PROBLEM DESCRIPTION: Find how many lines in the material contain "this"; your answer should be that number alone.

───── INPUT RECORDS

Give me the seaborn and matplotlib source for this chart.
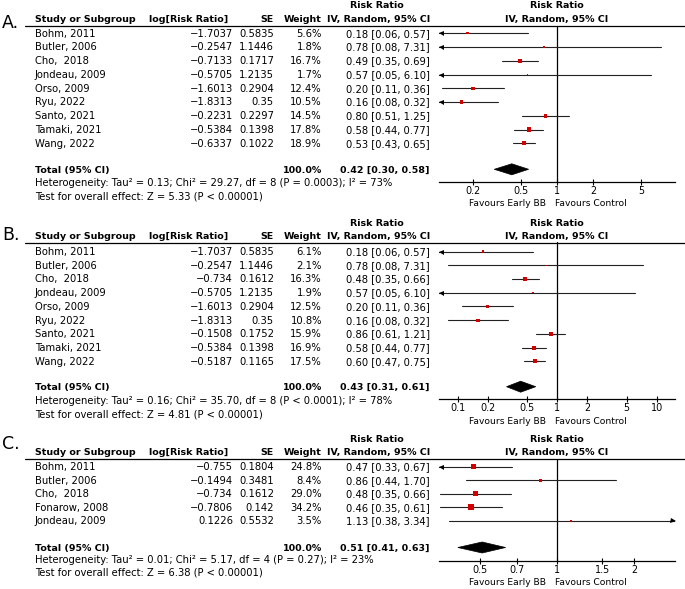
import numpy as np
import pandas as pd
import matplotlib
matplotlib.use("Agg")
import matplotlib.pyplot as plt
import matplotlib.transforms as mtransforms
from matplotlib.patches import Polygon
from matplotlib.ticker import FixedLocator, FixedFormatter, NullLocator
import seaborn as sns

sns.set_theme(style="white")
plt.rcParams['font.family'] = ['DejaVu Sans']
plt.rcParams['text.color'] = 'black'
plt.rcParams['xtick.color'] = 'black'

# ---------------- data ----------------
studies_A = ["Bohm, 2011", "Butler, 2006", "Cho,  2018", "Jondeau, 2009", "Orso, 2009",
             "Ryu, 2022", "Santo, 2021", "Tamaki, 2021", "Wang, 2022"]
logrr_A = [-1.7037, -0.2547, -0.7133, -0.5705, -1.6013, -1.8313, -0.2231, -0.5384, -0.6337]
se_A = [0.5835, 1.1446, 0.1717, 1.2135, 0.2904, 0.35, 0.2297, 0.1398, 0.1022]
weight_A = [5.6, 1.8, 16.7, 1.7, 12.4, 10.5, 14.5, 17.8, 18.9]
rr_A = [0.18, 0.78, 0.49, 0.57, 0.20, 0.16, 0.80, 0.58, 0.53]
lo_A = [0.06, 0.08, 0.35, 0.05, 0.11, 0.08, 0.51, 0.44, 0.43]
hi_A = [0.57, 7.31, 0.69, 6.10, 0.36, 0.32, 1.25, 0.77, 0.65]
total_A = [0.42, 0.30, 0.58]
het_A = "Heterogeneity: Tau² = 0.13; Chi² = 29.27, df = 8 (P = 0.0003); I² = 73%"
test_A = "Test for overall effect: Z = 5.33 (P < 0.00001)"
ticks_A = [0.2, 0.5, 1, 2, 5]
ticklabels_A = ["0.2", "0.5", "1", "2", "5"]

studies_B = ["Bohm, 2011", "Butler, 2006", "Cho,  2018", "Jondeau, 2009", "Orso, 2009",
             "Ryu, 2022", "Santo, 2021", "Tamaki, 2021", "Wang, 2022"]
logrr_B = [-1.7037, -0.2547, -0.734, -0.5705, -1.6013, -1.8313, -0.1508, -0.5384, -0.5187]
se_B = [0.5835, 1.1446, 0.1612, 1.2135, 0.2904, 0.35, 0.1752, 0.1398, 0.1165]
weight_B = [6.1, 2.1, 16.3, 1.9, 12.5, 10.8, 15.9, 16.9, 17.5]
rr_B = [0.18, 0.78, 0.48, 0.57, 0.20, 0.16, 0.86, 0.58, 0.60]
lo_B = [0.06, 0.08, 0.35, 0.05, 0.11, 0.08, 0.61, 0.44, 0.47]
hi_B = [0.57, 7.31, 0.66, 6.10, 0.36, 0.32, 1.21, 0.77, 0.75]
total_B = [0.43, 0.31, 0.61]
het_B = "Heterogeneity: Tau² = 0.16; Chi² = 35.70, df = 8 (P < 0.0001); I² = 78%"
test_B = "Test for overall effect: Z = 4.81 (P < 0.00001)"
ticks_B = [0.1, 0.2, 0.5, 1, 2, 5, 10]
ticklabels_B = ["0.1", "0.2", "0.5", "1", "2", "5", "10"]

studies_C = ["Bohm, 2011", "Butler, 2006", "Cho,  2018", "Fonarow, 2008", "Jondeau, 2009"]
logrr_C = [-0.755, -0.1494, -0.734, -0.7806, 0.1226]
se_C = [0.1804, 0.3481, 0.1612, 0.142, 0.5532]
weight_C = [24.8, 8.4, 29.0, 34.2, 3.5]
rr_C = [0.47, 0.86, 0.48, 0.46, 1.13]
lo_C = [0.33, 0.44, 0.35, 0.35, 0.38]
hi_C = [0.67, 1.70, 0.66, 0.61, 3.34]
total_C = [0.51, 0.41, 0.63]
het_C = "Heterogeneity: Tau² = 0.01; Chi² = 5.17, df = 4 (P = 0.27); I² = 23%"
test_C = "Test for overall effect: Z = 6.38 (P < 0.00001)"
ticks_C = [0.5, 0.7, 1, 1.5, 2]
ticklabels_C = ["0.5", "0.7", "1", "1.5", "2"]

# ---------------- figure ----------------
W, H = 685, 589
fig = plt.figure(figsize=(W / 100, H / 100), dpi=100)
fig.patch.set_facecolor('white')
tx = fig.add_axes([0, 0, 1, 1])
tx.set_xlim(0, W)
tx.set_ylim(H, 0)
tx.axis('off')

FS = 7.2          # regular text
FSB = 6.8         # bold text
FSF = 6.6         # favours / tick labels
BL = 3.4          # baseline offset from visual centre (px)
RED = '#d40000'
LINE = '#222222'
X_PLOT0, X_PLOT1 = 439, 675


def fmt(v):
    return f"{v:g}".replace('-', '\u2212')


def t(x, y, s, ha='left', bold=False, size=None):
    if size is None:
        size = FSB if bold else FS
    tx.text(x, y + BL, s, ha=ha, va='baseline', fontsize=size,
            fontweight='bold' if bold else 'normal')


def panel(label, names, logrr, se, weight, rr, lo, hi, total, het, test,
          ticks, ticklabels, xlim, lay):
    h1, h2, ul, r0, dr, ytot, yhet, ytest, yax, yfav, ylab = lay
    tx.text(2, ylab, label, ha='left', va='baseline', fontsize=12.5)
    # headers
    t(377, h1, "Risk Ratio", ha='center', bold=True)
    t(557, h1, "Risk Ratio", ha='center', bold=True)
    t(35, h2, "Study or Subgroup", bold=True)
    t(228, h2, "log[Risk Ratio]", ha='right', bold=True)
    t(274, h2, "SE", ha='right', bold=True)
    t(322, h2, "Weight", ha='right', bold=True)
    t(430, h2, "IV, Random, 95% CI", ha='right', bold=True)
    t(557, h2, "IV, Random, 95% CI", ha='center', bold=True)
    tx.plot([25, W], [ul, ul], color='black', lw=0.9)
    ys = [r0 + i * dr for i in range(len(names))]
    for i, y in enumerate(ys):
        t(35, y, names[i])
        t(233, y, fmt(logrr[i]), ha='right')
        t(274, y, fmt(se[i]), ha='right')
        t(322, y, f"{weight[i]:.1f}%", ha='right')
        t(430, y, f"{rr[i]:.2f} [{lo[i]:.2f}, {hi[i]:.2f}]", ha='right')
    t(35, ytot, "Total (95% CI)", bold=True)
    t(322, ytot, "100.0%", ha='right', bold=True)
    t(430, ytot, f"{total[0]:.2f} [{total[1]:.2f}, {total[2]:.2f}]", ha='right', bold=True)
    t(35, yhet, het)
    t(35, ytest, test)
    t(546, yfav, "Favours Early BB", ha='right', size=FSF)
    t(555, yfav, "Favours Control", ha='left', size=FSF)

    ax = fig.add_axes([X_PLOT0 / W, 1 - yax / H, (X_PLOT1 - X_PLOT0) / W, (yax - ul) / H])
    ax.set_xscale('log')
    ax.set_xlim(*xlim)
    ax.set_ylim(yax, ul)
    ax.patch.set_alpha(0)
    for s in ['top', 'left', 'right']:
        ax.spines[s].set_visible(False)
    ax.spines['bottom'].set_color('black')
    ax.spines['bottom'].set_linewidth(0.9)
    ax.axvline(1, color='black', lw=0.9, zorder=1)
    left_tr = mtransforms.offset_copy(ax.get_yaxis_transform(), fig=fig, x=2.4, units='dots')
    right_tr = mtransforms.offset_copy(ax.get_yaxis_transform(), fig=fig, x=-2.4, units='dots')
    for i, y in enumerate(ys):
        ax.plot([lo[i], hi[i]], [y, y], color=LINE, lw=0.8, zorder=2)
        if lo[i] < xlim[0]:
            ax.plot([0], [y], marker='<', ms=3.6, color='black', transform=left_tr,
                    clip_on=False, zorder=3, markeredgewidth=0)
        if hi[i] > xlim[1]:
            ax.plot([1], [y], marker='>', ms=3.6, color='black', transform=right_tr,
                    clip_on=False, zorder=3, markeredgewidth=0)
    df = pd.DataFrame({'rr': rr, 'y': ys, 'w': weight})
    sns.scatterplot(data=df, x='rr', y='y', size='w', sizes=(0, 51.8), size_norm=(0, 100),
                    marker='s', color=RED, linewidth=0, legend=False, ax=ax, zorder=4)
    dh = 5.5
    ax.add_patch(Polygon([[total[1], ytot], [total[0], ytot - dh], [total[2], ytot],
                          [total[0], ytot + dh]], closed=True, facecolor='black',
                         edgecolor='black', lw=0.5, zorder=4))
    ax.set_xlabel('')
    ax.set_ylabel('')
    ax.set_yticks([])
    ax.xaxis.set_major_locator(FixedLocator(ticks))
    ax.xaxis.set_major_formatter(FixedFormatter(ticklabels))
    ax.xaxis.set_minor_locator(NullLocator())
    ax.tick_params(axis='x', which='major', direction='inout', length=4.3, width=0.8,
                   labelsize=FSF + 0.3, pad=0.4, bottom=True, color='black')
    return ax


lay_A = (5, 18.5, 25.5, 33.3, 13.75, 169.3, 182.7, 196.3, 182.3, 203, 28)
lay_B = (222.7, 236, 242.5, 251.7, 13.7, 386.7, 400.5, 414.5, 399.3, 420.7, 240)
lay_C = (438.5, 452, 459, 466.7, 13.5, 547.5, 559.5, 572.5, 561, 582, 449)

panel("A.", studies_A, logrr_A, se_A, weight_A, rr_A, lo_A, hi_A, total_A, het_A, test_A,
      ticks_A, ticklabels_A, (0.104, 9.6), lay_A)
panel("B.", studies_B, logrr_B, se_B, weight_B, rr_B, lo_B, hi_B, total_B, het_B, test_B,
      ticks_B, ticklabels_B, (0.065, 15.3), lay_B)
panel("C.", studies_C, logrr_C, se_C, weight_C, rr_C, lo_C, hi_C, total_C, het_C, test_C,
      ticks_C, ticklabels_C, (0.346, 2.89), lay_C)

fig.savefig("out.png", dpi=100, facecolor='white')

──────────
───── INPUT RECORDS

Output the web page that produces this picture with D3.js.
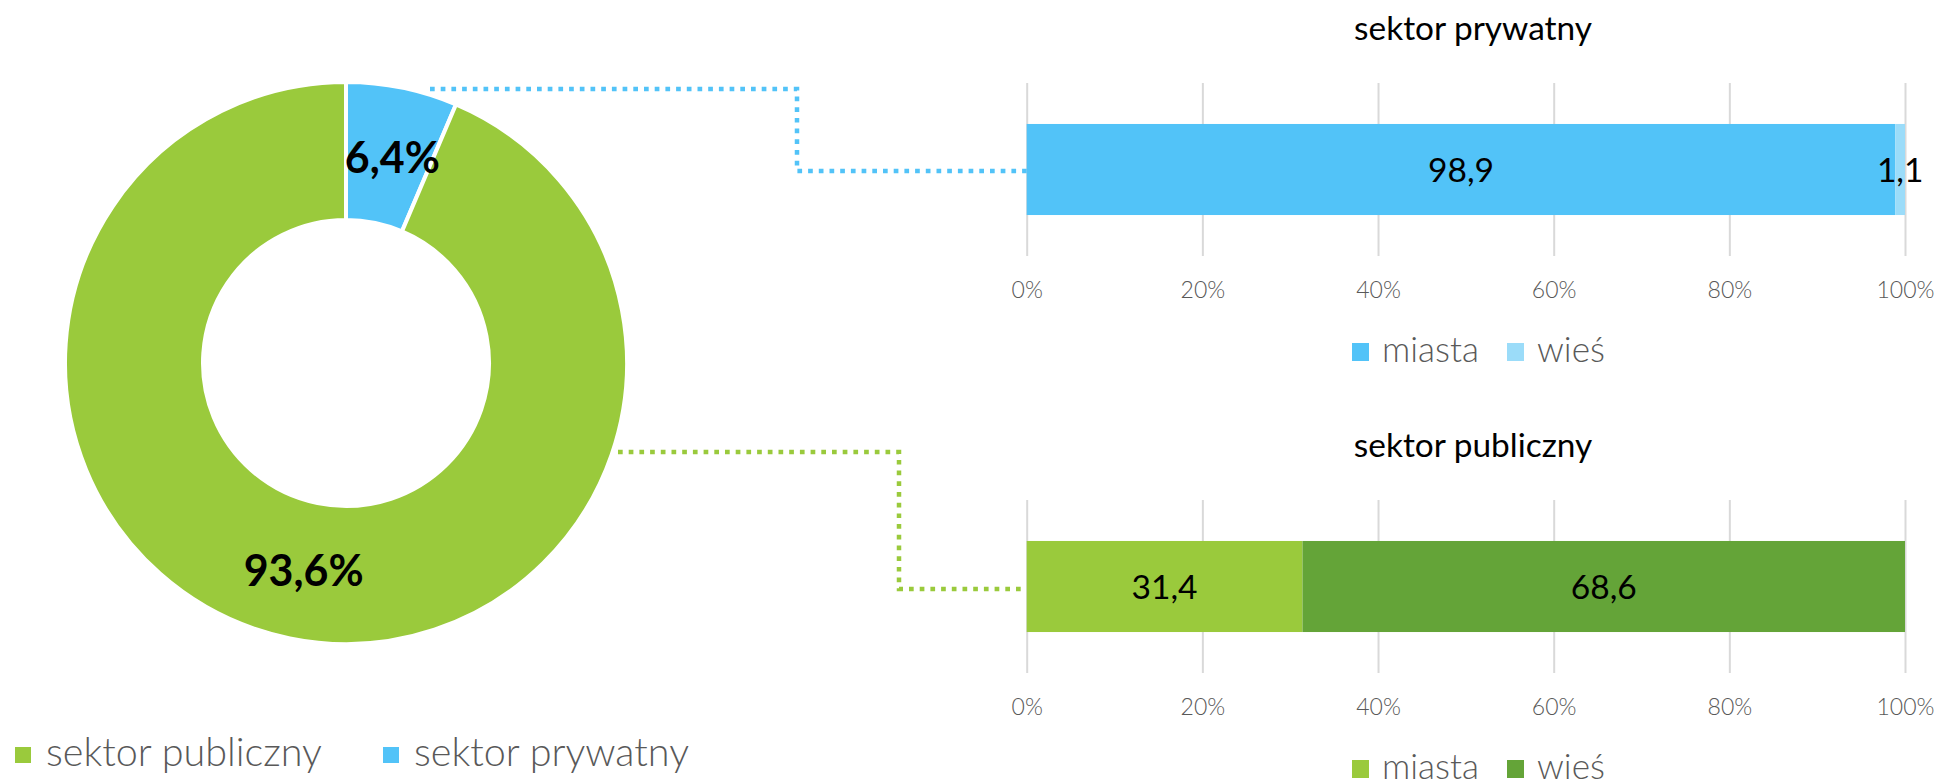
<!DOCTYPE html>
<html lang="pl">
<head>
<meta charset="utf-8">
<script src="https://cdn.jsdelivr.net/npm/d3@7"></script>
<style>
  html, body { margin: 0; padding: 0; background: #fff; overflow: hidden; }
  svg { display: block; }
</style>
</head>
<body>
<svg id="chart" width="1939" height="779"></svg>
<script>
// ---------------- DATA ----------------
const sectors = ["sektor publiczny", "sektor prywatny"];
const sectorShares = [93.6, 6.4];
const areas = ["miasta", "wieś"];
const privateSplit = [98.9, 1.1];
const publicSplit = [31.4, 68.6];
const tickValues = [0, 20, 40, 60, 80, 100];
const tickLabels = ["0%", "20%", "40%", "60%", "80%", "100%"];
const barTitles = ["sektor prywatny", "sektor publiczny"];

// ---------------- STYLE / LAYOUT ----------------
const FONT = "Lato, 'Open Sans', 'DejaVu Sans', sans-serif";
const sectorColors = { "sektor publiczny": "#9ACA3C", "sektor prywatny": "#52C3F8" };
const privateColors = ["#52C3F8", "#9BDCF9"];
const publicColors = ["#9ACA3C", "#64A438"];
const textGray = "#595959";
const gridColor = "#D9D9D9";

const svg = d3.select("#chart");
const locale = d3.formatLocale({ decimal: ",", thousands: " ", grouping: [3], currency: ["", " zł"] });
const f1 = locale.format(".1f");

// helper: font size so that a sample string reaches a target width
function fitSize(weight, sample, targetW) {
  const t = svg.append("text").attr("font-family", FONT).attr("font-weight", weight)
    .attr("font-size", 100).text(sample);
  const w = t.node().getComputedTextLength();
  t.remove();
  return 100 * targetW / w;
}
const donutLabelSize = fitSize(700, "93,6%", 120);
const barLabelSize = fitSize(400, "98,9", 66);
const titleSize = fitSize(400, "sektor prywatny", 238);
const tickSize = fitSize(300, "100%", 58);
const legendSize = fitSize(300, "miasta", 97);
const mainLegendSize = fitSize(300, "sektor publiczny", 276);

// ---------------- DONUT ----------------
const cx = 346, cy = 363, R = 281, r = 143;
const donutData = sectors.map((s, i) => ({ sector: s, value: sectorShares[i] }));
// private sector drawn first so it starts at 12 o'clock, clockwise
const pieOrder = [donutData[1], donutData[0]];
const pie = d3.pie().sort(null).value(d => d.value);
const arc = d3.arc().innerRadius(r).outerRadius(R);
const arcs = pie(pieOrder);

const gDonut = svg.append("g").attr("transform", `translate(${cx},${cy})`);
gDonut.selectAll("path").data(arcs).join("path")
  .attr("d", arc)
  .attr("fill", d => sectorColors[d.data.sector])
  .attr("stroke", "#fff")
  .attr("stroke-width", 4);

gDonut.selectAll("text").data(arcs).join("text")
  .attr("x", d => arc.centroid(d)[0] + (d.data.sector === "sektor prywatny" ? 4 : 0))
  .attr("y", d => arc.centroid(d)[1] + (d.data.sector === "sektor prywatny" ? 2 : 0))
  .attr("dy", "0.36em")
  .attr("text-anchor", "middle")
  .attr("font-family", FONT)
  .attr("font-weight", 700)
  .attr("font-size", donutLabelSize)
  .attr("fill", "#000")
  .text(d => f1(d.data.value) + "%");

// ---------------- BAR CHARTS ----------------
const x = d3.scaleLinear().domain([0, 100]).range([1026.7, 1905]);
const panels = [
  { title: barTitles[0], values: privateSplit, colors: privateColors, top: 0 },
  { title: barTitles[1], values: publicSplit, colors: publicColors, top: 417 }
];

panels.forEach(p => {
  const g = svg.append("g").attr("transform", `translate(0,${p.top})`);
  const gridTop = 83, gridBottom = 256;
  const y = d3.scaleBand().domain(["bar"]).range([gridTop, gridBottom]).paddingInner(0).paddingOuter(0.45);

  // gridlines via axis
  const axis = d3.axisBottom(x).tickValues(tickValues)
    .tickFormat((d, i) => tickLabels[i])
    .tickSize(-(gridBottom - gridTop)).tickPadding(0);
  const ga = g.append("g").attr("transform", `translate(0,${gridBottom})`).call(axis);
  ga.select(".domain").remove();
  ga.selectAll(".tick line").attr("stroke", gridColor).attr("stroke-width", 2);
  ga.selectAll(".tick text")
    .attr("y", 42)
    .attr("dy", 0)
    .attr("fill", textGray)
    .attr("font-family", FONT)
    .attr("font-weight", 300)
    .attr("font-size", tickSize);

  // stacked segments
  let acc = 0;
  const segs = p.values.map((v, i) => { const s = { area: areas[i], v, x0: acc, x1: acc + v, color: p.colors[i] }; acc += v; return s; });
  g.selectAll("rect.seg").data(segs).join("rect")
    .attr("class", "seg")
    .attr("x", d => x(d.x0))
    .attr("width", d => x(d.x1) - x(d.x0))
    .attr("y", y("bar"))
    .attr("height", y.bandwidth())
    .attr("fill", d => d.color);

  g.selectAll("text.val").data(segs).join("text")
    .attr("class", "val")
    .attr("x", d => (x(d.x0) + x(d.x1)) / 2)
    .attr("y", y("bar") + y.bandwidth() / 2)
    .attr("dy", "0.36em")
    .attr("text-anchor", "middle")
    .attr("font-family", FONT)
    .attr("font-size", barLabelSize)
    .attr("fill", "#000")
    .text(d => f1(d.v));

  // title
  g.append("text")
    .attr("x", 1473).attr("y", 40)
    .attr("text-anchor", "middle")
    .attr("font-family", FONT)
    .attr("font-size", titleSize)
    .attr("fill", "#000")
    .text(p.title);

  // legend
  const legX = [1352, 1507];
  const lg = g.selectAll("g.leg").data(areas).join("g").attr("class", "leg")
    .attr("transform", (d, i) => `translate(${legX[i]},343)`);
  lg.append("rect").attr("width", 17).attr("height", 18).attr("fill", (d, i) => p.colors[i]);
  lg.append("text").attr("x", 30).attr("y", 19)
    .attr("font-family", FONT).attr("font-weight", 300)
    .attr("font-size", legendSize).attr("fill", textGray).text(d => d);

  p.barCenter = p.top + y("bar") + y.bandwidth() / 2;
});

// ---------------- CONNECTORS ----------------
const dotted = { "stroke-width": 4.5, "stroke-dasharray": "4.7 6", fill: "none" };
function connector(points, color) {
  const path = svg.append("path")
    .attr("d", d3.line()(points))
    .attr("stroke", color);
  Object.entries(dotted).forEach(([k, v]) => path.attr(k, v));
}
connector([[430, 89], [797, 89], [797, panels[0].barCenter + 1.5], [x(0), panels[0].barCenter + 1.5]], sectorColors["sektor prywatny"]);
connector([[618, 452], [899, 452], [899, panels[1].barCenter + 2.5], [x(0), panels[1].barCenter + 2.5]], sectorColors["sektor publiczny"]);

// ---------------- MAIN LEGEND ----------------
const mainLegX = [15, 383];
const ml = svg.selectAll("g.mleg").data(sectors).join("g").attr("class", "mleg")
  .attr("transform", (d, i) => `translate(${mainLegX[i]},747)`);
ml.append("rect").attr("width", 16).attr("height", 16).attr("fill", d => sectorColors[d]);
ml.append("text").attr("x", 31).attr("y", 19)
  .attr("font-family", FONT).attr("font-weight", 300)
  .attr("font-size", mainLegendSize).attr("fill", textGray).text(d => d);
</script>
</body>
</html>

──────────

THE COMPLETED TASK: 2